— START OF Collected material —

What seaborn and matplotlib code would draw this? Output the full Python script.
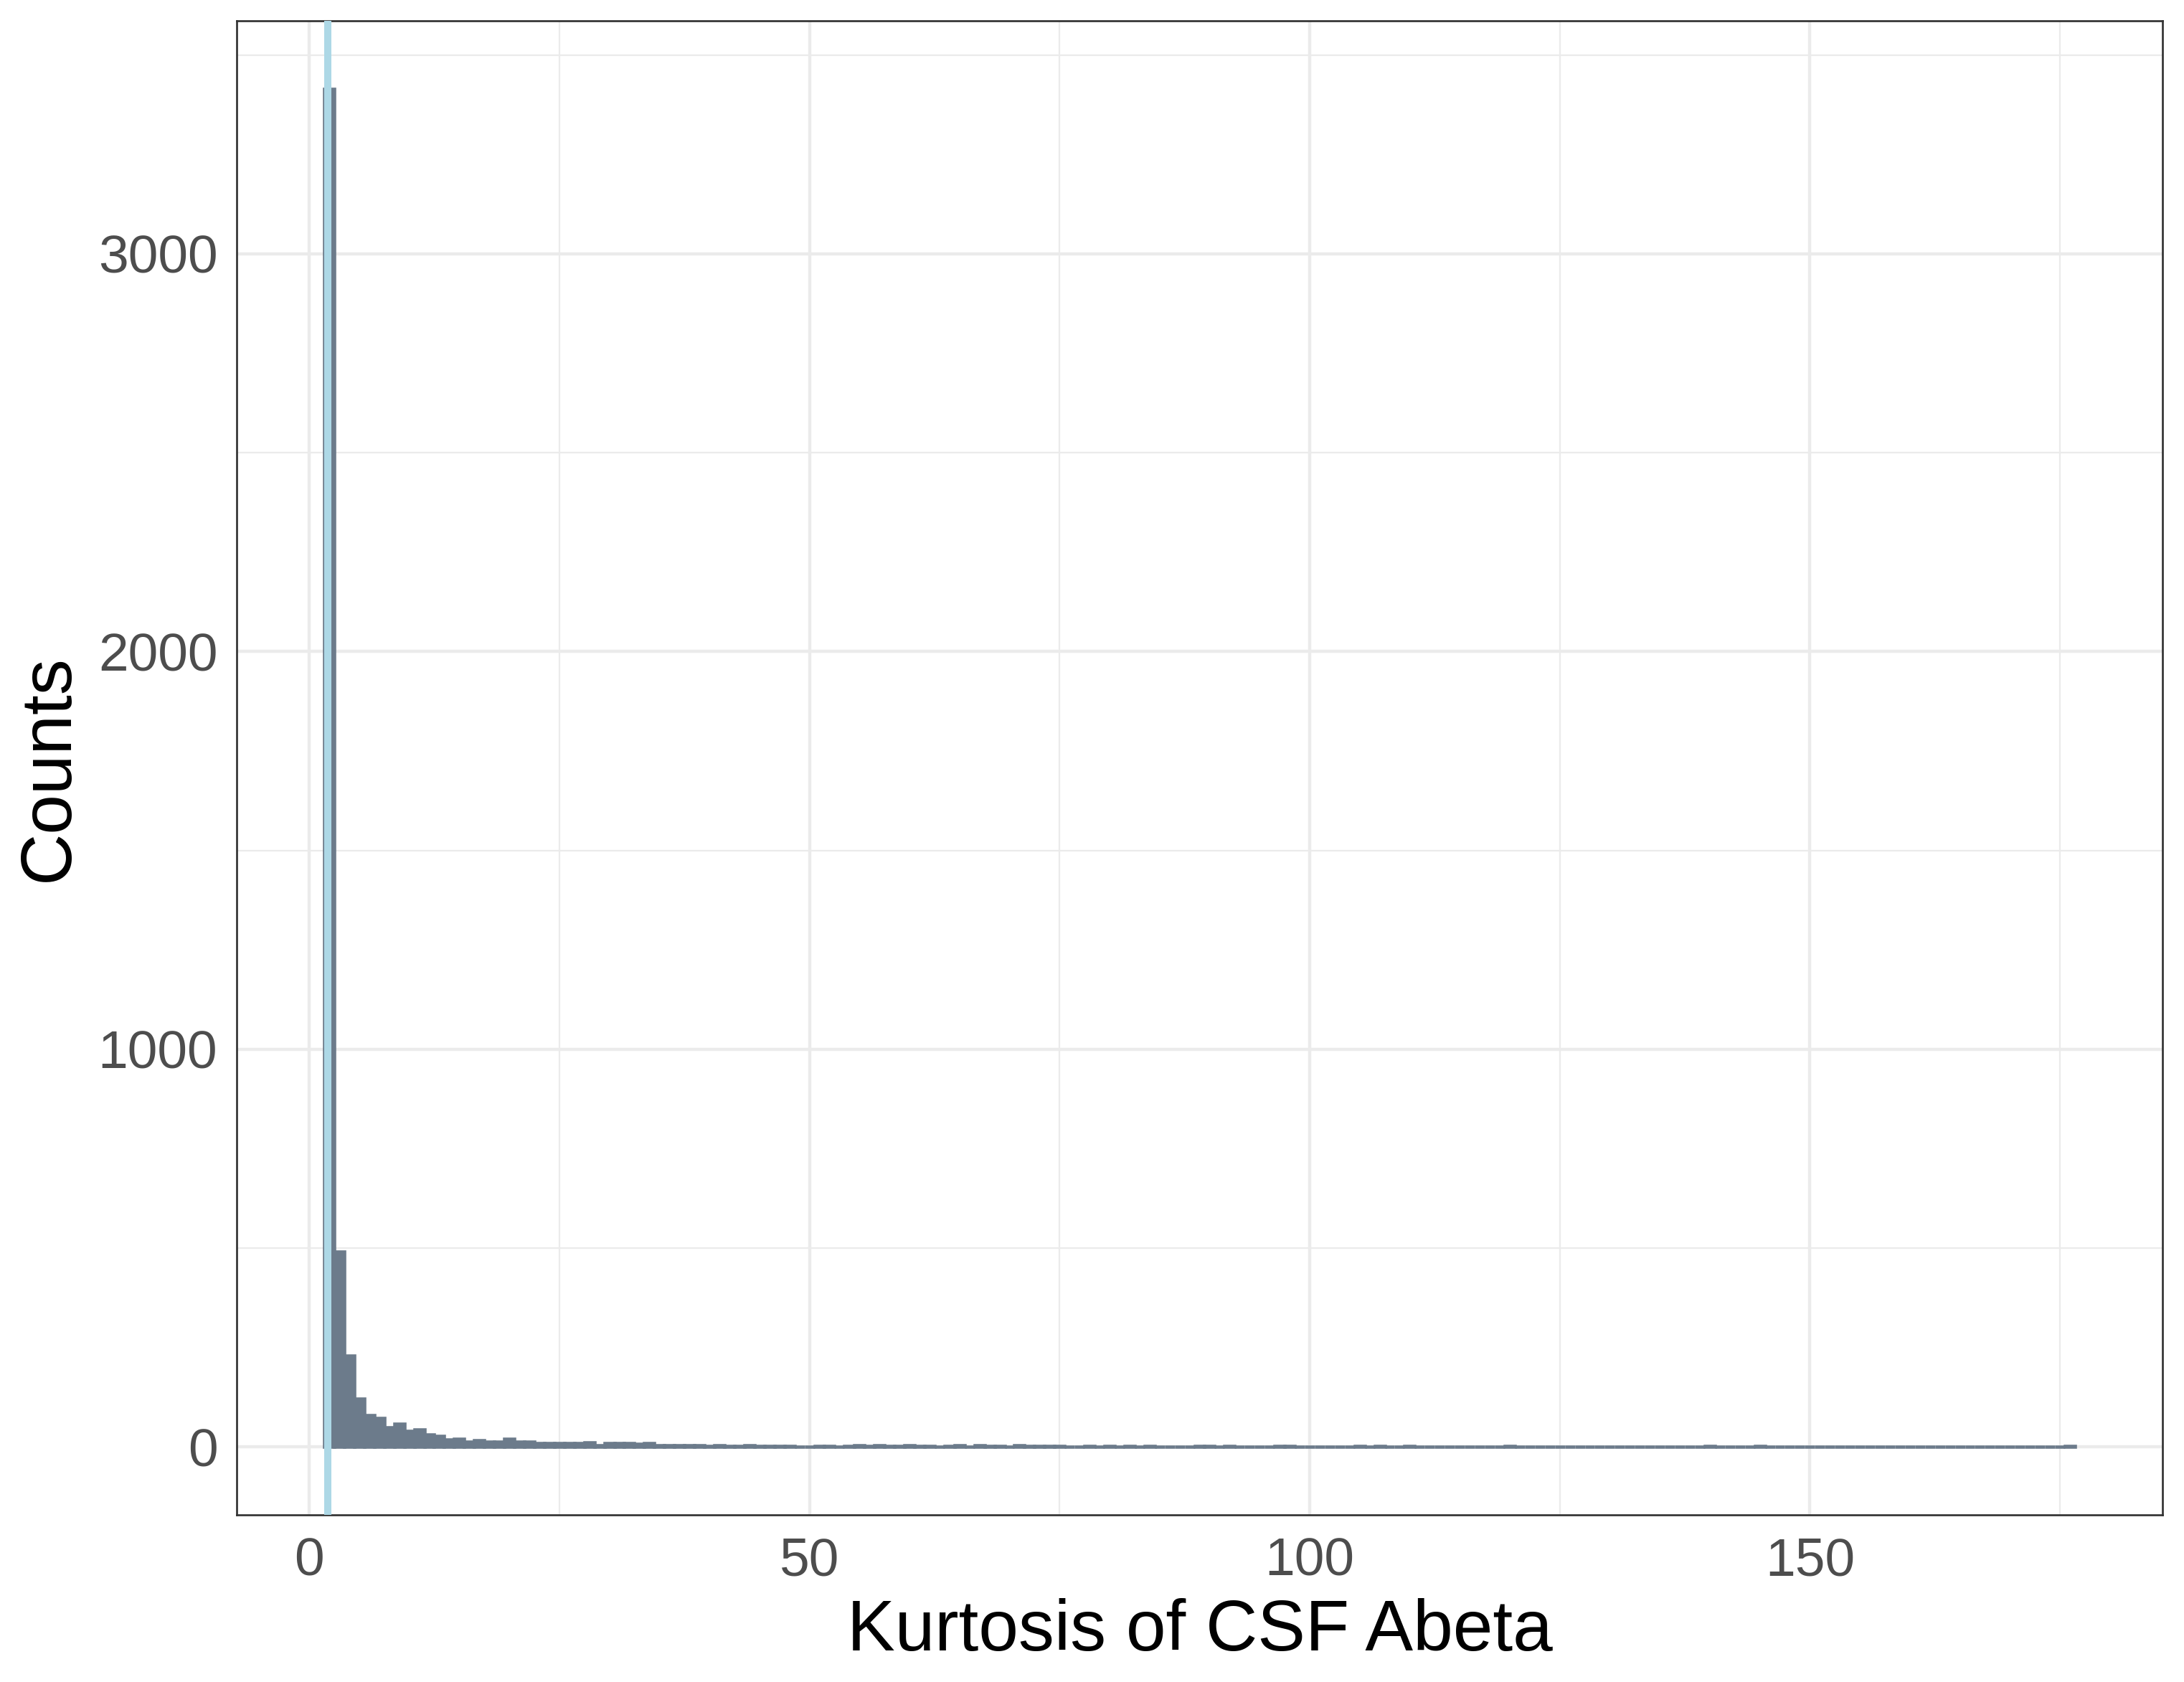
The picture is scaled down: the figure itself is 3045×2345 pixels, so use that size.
import numpy as np
import pandas as pd
import seaborn as sns
import matplotlib.pyplot as plt
from matplotlib.ticker import MultipleLocator

# Histogram counts, one bin per integer kurtosis value (2..176)
kurtosis_bins = np.arange(2, 177)
counts = [
    3415, 491, 229, 121, 80, 72, 49, 58, 40, 43,   # 2-11
    32, 27, 18, 20, 13, 16, 14, 14, 20, 14,        # 12-21
    14, 9, 9, 9, 9, 9, 11, 4, 9, 9,                # 22-31
    9, 7, 9, 5, 4, 4, 5, 4, 2, 4,                  # 32-41
    2, 2, 4, 2, 2, 2, 2, 0, 0, 2,                  # 42-51
    2, 0, 2, 4, 2, 4, 2, 2, 4, 2,                  # 52-61
    2, 0, 2, 4, 0, 4, 2, 2, 0, 4,                  # 62-71
    2, 2, 2, 2, 0, 0, 2, 0, 2, 0,                  # 72-81
    2, 0, 2, 0, 0, 0, 0, 2, 2, 0,                  # 82-91
    2, 0, 0, 0, 0, 2, 2, 0, 0, 0,                  # 92-101
    0, 0, 0, 2, 0, 2, 0, 0, 2, 0,                  # 102-111
    0, 0, 0, 0, 0, 0, 0, 0, 2, 0,                  # 112-121
    0, 0, 0, 0, 0, 0, 0, 0, 0, 0,                  # 122-131
    0, 0, 0, 0, 0, 0, 0, 0, 2, 0,                  # 132-141
    0, 0, 0, 2, 0, 0, 0, 0, 0, 0,                  # 142-151
    0, 0, 0, 0, 0, 0, 0, 0, 0, 0,                  # 152-161
    0, 0, 0, 0, 0, 0, 0, 0, 0, 0,                  # 162-171
    0, 0, 0, 0, 2,                                 # 172-176
]
mean_kurtosis = 1.84

x_label = "Kurtosis of CSF Abeta"
y_label = "Counts"

df = pd.DataFrame({"kurtosis": kurtosis_bins, "count": counts})

bar_color = "#6C7B8B"
line_color = "#ADD8E6"
grid_color = "#EBEBEB"
frame_color = "#333333"

sns.set_style("white")
plt.rcParams["font.family"] = ["Liberation Sans", "DejaVu Sans"]

W, H = 3045, 2345
fig = plt.figure(figsize=(W / 300, H / 300), dpi=300)
ax = fig.add_axes([330 / W, 1 - 2112 / H, (3015 - 330) / W, (2112 - 29) / H])

sns.histplot(
    data=df,
    x="kurtosis",
    weights="count",
    binwidth=1,
    binrange=(1.5, 176.5),
    color=bar_color,
    edgecolor=bar_color,
    linewidth=1.1,
    alpha=1,
    ax=ax,
)
ax.axvline(mean_kurtosis, color=line_color, linewidth=2.4, zorder=5)

# ggplot-like limits (5% expansion)
ax.set_xlim(1.5 - 0.05 * 175, 176.5 + 0.05 * 175)
top = max(counts)
ax.set_ylim(-0.05 * top, 1.05 * top)

# theme_bw style grid and frame
ax.xaxis.set_major_locator(MultipleLocator(50))
ax.xaxis.set_minor_locator(MultipleLocator(25))
ax.yaxis.set_major_locator(MultipleLocator(1000))
ax.yaxis.set_minor_locator(MultipleLocator(500))
ax.set_axisbelow(True)
ax.grid(which="major", color=grid_color, linewidth=1.07)
ax.grid(which="minor", color=grid_color, linewidth=0.55)
for s in ax.spines.values():
    s.set_color(frame_color)
    s.set_linewidth(0.65)

ax.tick_params(which="major", length=2.9, width=1.07, color=frame_color,
               labelcolor="#4D4D4D", labelsize=18)
ax.tick_params(axis="x", which="major", pad=4.5)
ax.tick_params(axis="y", which="major", pad=3.5)
ax.tick_params(which="minor", length=0)

ax.set_xlabel(x_label, fontsize=24, color="black", labelpad=4)
ax.set_ylabel(y_label, fontsize=24, color="black", labelpad=5)

fig.savefig("out.png", dpi=300)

— END OF Collected material —

Given problem:
Look through the data above. Copy every line with the string "figure" in it.

Complete output:
The picture is scaled down: the figure itself is 3045×2345 pixels, so use that size.
fig = plt.figure(figsize=(W / 300, H / 300), dpi=300)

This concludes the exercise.